> **REQUIREMENTS**
Leave the pictures out, and retype all of the material exactly as written.

> **DATASET EXTRACT**
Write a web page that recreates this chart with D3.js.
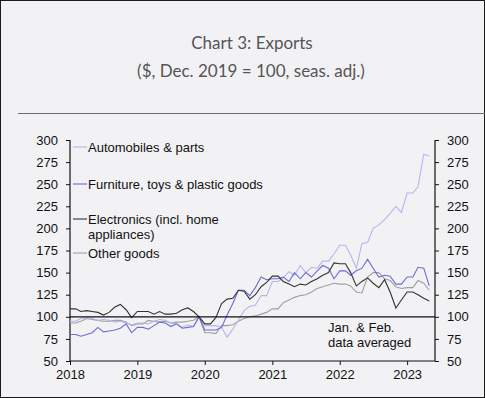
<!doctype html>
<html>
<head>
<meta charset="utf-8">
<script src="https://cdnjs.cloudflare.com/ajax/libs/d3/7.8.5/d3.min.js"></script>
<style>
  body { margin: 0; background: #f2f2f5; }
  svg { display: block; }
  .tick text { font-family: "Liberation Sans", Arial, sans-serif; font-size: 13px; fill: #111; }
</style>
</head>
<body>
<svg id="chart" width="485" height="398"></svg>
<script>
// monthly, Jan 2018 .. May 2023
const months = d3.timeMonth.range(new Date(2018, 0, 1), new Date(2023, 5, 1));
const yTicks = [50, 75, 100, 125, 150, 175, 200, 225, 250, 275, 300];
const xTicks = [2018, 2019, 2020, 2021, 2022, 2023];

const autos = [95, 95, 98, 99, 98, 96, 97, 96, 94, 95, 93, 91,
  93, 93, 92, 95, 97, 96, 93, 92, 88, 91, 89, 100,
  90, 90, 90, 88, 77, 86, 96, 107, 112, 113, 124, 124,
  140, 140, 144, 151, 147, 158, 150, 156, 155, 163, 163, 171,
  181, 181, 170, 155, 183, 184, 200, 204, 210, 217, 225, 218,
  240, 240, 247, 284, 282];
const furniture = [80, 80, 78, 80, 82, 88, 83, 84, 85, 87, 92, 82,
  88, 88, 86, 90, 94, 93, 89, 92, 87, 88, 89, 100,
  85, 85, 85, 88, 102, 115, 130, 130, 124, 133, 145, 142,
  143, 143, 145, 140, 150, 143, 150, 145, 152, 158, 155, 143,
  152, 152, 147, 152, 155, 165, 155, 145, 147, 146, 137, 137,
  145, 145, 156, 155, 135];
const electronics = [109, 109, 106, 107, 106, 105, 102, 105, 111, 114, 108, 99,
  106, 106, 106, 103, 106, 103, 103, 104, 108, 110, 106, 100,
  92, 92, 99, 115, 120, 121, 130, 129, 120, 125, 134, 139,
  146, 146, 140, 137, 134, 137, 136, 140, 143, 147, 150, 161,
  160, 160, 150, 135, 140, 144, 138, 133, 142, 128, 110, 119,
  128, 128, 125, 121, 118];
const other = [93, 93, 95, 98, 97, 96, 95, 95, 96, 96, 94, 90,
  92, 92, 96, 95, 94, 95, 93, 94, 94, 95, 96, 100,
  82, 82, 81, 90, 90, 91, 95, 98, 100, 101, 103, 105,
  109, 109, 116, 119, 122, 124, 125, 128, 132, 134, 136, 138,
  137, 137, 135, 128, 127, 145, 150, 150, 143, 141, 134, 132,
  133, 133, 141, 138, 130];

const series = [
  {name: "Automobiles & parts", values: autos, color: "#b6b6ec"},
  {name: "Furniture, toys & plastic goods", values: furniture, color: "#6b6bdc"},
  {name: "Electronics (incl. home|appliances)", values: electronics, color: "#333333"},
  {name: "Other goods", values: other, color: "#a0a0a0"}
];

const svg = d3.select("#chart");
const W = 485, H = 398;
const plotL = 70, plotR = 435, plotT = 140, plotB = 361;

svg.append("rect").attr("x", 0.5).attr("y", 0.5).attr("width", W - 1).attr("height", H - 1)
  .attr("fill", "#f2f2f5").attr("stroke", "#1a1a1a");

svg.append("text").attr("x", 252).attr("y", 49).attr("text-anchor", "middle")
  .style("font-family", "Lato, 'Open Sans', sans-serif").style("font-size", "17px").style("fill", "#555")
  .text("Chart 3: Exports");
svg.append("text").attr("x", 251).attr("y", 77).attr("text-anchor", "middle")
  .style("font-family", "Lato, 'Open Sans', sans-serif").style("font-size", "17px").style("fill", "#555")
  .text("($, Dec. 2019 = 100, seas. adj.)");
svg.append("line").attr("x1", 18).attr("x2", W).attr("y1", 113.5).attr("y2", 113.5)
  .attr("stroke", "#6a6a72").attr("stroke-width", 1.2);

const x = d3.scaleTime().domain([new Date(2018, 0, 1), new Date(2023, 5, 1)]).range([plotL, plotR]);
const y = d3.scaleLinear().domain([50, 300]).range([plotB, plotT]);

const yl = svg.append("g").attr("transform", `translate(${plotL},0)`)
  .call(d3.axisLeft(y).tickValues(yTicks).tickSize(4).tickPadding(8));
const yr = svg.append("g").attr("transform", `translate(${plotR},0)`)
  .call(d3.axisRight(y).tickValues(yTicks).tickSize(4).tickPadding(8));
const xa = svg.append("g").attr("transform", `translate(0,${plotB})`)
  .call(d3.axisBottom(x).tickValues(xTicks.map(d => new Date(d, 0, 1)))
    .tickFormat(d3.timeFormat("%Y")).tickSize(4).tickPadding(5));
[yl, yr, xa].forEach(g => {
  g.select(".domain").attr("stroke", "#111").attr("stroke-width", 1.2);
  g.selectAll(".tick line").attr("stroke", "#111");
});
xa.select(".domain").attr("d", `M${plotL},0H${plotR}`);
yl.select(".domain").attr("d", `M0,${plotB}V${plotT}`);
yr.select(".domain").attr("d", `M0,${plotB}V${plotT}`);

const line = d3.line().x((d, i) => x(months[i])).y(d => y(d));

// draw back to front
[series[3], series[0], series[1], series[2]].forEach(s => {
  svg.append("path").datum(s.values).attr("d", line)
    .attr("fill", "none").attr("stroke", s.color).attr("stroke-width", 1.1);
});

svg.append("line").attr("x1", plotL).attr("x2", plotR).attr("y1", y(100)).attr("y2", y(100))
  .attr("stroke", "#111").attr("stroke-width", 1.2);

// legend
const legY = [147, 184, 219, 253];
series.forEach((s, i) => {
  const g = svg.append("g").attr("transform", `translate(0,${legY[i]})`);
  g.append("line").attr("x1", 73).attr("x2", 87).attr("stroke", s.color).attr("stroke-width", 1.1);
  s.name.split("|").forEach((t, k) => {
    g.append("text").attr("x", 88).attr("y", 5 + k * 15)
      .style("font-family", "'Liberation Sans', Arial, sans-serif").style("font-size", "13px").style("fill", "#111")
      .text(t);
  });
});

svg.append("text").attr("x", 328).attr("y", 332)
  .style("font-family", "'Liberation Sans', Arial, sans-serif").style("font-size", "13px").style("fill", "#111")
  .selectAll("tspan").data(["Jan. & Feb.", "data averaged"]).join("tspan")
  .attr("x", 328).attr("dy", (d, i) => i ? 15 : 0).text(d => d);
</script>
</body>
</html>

> **CORRECT RESPONSE**
Write a web page that recreates this chart with D3.js.
<!doctype html>
<html>
<head>
<meta charset="utf-8">
<script src="https://cdnjs.cloudflare.com/ajax/libs/d3/7.8.5/d3.min.js"></script>
<style>
  body { margin: 0; background: #f2f2f5; }
  svg { display: block; }
  .tick text { font-family: "Liberation Sans", Arial, sans-serif; font-size: 13px; fill: #111; }
</style>
</head>
<body>
<svg id="chart" width="485" height="398"></svg>
<script>
// monthly, Jan 2018 .. May 2023
const months = d3.timeMonth.range(new Date(2018, 0, 1), new Date(2023, 5, 1));
const yTicks = [50, 75, 100, 125, 150, 175, 200, 225, 250, 275, 300];
const xTicks = [2018, 2019, 2020, 2021, 2022, 2023];

const autos = [95, 95, 98, 99, 98, 96, 97, 96, 94, 95, 93, 91,
  93, 93, 92, 95, 97, 96, 93, 92, 88, 91, 89, 100,
  90, 90, 90, 88, 77, 86, 96, 107, 112, 113, 124, 124,
  140, 140, 144, 151, 147, 158, 150, 156, 155, 163, 163, 171,
  181, 181, 170, 155, 183, 184, 200, 204, 210, 217, 225, 218,
  240, 240, 247, 284, 282];
const furniture = [80, 80, 78, 80, 82, 88, 83, 84, 85, 87, 92, 82,
  88, 88, 86, 90, 94, 93, 89, 92, 87, 88, 89, 100,
  85, 85, 85, 88, 102, 115, 130, 130, 124, 133, 145, 142,
  143, 143, 145, 140, 150, 143, 150, 145, 152, 158, 155, 143,
  152, 152, 147, 152, 155, 165, 155, 145, 147, 146, 137, 137,
  145, 145, 156, 155, 135];
const electronics = [109, 109, 106, 107, 106, 105, 102, 105, 111, 114, 108, 99,
  106, 106, 106, 103, 106, 103, 103, 104, 108, 110, 106, 100,
  92, 92, 99, 115, 120, 121, 130, 129, 120, 125, 134, 139,
  146, 146, 140, 137, 134, 137, 136, 140, 143, 147, 150, 161,
  160, 160, 150, 135, 140, 144, 138, 133, 142, 128, 110, 119,
  128, 128, 125, 121, 118];
const other = [93, 93, 95, 98, 97, 96, 95, 95, 96, 96, 94, 90,
  92, 92, 96, 95, 94, 95, 93, 94, 94, 95, 96, 100,
  82, 82, 81, 90, 90, 91, 95, 98, 100, 101, 103, 105,
  109, 109, 116, 119, 122, 124, 125, 128, 132, 134, 136, 138,
  137, 137, 135, 128, 127, 145, 150, 150, 143, 141, 134, 132,
  133, 133, 141, 138, 130];

const series = [
  {name: "Automobiles & parts", values: autos, color: "#b6b6ec"},
  {name: "Furniture, toys & plastic goods", values: furniture, color: "#6b6bdc"},
  {name: "Electronics (incl. home|appliances)", values: electronics, color: "#333333"},
  {name: "Other goods", values: other, color: "#a0a0a0"}
];

const svg = d3.select("#chart");
const W = 485, H = 398;
const plotL = 70, plotR = 435, plotT = 140, plotB = 361;

svg.append("rect").attr("x", 0.5).attr("y", 0.5).attr("width", W - 1).attr("height", H - 1)
  .attr("fill", "#f2f2f5").attr("stroke", "#1a1a1a");

svg.append("text").attr("x", 252).attr("y", 49).attr("text-anchor", "middle")
  .style("font-family", "Lato, 'Open Sans', sans-serif").style("font-size", "17px").style("fill", "#555")
  .text("Chart 3: Exports");
svg.append("text").attr("x", 251).attr("y", 77).attr("text-anchor", "middle")
  .style("font-family", "Lato, 'Open Sans', sans-serif").style("font-size", "17px").style("fill", "#555")
  .text("($, Dec. 2019 = 100, seas. adj.)");
svg.append("line").attr("x1", 18).attr("x2", W).attr("y1", 113.5).attr("y2", 113.5)
  .attr("stroke", "#6a6a72").attr("stroke-width", 1.2);

const x = d3.scaleTime().domain([new Date(2018, 0, 1), new Date(2023, 5, 1)]).range([plotL, plotR]);
const y = d3.scaleLinear().domain([50, 300]).range([plotB, plotT]);

const yl = svg.append("g").attr("transform", `translate(${plotL},0)`)
  .call(d3.axisLeft(y).tickValues(yTicks).tickSize(4).tickPadding(8));
const yr = svg.append("g").attr("transform", `translate(${plotR},0)`)
  .call(d3.axisRight(y).tickValues(yTicks).tickSize(4).tickPadding(8));
const xa = svg.append("g").attr("transform", `translate(0,${plotB})`)
  .call(d3.axisBottom(x).tickValues(xTicks.map(d => new Date(d, 0, 1)))
    .tickFormat(d3.timeFormat("%Y")).tickSize(4).tickPadding(5));
[yl, yr, xa].forEach(g => {
  g.select(".domain").attr("stroke", "#111").attr("stroke-width", 1.2);
  g.selectAll(".tick line").attr("stroke", "#111");
});
xa.select(".domain").attr("d", `M${plotL},0H${plotR}`);
yl.select(".domain").attr("d", `M0,${plotB}V${plotT}`);
yr.select(".domain").attr("d", `M0,${plotB}V${plotT}`);

const line = d3.line().x((d, i) => x(months[i])).y(d => y(d));

// draw back to front
[series[3], series[0], series[1], series[2]].forEach(s => {
  svg.append("path").datum(s.values).attr("d", line)
    .attr("fill", "none").attr("stroke", s.color).attr("stroke-width", 1.1);
});

svg.append("line").attr("x1", plotL).attr("x2", plotR).attr("y1", y(100)).attr("y2", y(100))
  .attr("stroke", "#111").attr("stroke-width", 1.2);

// legend
const legY = [147, 184, 219, 253];
series.forEach((s, i) => {
  const g = svg.append("g").attr("transform", `translate(0,${legY[i]})`);
  g.append("line").attr("x1", 73).attr("x2", 87).attr("stroke", s.color).attr("stroke-width", 1.1);
  s.name.split("|").forEach((t, k) => {
    g.append("text").attr("x", 88).attr("y", 5 + k * 15)
      .style("font-family", "'Liberation Sans', Arial, sans-serif").style("font-size", "13px").style("fill", "#111")
      .text(t);
  });
});

svg.append("text").attr("x", 328).attr("y", 332)
  .style("font-family", "'Liberation Sans', Arial, sans-serif").style("font-size", "13px").style("fill", "#111")
  .selectAll("tspan").data(["Jan. & Feb.", "data averaged"]).join("tspan")
  .attr("x", 328).attr("dy", (d, i) => i ? 15 : 0).text(d => d);
</script>
</body>
</html>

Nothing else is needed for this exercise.